Itu semua dulu. Dulu, sebelum orang tua mengenal yang namanya proyek, yang limbahnya merusak alam, merusak sungai, bahkan airnya, sudah lah, tragis sekali, jangankan melihat ikan, melihat batu didasar sungai saja kita tidak mampu, belum lagi sampah-sampah yang berserakan disepanjang aliran sungai.
Itu dulu, ketika tanah surga yang subur dan makmur ini dikelola oleh nenek moyang kita, hari ini diantara kita bahkan malu menjadi petani, padahal kaum anshar yang menolong kaum muhajirin ketika hijrah dulu adalah mereka yang punya kebun dan tanah. Menjadi petani di yastrib. Hari ini bahkan diantara kita rela menukarkan tanah surga demi menjadi ASN seakan definisi sukses adalah ASN. Padahal yang sering bermanfaat dan menyumbangkan banyak penghasilannya adalah para pengusaha dan petani, petani bahkan mau menginfakkan tanahnya untuk pembanguna pesantren, rumah ibadah, dll.
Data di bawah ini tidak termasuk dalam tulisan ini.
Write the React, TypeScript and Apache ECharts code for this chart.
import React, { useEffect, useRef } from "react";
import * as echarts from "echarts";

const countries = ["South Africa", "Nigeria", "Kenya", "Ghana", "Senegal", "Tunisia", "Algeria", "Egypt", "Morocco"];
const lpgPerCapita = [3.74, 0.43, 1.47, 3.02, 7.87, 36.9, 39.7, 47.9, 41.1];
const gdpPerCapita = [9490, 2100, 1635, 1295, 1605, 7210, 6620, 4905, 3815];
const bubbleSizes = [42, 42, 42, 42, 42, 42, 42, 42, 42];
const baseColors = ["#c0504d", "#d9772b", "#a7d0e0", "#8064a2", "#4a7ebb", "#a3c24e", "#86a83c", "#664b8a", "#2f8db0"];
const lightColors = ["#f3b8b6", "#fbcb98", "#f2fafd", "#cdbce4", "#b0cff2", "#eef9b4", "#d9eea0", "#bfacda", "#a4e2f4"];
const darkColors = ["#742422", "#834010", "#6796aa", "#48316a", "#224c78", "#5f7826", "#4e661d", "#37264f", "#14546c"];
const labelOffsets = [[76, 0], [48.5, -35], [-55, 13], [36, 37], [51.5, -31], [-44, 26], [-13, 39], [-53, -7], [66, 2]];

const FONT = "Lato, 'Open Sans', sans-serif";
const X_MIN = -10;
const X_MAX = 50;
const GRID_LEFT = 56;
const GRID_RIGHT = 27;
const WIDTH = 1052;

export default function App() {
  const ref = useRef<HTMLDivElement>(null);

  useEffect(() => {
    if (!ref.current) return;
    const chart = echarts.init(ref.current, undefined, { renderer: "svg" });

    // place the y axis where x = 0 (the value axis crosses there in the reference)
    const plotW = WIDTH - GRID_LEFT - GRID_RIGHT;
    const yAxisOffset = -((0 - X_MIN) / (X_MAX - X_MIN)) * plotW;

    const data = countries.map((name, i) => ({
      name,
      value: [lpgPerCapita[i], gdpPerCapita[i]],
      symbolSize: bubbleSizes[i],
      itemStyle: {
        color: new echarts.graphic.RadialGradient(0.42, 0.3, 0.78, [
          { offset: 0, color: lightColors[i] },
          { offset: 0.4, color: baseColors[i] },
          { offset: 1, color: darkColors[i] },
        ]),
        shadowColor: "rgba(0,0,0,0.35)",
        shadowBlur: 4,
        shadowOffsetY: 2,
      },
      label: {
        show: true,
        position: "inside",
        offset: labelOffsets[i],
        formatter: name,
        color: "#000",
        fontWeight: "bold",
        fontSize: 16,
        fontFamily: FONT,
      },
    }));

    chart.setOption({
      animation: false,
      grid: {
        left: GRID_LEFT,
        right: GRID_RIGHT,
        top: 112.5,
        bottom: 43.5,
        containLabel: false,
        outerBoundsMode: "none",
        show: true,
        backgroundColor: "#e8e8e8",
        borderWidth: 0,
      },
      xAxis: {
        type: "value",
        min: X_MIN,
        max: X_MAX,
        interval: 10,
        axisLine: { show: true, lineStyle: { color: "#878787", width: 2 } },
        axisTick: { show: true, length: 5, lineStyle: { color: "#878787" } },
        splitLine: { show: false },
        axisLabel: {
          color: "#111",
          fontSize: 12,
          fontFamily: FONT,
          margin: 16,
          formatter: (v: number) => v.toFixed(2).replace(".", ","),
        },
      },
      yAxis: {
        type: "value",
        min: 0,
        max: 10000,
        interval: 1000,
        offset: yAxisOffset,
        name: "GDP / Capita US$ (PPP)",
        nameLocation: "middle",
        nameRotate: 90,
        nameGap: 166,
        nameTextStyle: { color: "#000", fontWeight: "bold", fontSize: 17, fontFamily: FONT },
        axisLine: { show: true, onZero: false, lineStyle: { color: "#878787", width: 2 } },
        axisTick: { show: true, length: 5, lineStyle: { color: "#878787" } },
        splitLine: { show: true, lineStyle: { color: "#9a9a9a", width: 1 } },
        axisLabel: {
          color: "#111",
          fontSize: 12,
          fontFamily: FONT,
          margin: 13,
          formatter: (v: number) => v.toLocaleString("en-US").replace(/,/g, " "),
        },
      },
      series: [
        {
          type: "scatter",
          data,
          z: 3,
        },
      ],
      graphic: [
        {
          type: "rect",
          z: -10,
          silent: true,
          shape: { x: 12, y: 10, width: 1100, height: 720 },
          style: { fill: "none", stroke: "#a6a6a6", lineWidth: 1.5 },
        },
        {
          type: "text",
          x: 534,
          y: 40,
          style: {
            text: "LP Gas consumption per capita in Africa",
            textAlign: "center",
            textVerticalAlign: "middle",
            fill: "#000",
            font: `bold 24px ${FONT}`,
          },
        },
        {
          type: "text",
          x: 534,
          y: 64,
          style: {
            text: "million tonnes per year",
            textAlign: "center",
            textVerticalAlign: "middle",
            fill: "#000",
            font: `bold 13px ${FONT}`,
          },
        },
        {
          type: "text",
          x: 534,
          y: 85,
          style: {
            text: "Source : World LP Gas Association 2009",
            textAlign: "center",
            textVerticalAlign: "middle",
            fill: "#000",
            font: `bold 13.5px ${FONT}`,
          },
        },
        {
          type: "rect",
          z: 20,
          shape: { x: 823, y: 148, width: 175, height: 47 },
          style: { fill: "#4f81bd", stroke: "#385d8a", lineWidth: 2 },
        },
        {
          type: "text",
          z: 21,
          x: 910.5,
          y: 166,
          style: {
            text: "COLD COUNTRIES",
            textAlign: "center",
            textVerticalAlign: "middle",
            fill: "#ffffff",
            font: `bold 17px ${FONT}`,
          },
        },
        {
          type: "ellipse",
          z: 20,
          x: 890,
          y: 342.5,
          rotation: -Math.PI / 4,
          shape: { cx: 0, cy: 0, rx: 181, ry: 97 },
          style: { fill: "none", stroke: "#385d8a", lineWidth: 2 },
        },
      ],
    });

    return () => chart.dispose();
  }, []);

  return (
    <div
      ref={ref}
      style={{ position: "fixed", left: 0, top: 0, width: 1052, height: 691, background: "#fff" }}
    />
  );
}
Nenek moyang kita adalah petani, mereka menjaga dan merawat tanah surga, bersahabat dengan flora dan fauna bahkan saya tidak pernah mendengar ada binatang buas seperti harimau sumatra memangsa penduduk tanah surga ini. Nenek moyang kita mengajarkan kita untuk mengelola, menjaga dan merawat tanah surga, sehingga dengan itu beliau bisa memastikan tiap makanan yang masuk ke dalam perut keturunannya adalah halal hasil tanaman dia sendiri.
Tanah surga, bumi sakti alam kerinci, di bawah kaki atap sumatra, dengan perkebunan teh yang luas, udara yang sejuk, puluhan bahkan ratusan air terjun yang dialiri langung dari mata air pegunungan, tempat tumbuh berbagai jenis tumbuhan yang mŕenjadi sayur, buah ataupun pelindung, tempat bertani, bercocok tanam dan tempat memproduksi berbagai makanan pokok kini ditinggal pemiliknya.
Jika semua bercita-cita menjadi PNS/ASN, siapa yang akan menjaga dan merawat tanah surga ini, relakah kita tanah surga ini diambil oleh mereka yang datang dari luar? Kita tukarkan tanah surga dengan rupiah atau bahkan jabatan? Sungguh aku tak rela.
Kerinci tanah surga, untuk siapa?
Jawabannya adalah untuk kita, mari kita kelola, rawat dan jaga kembali tanah surga ini, tanah bumi sakti alam kerinci.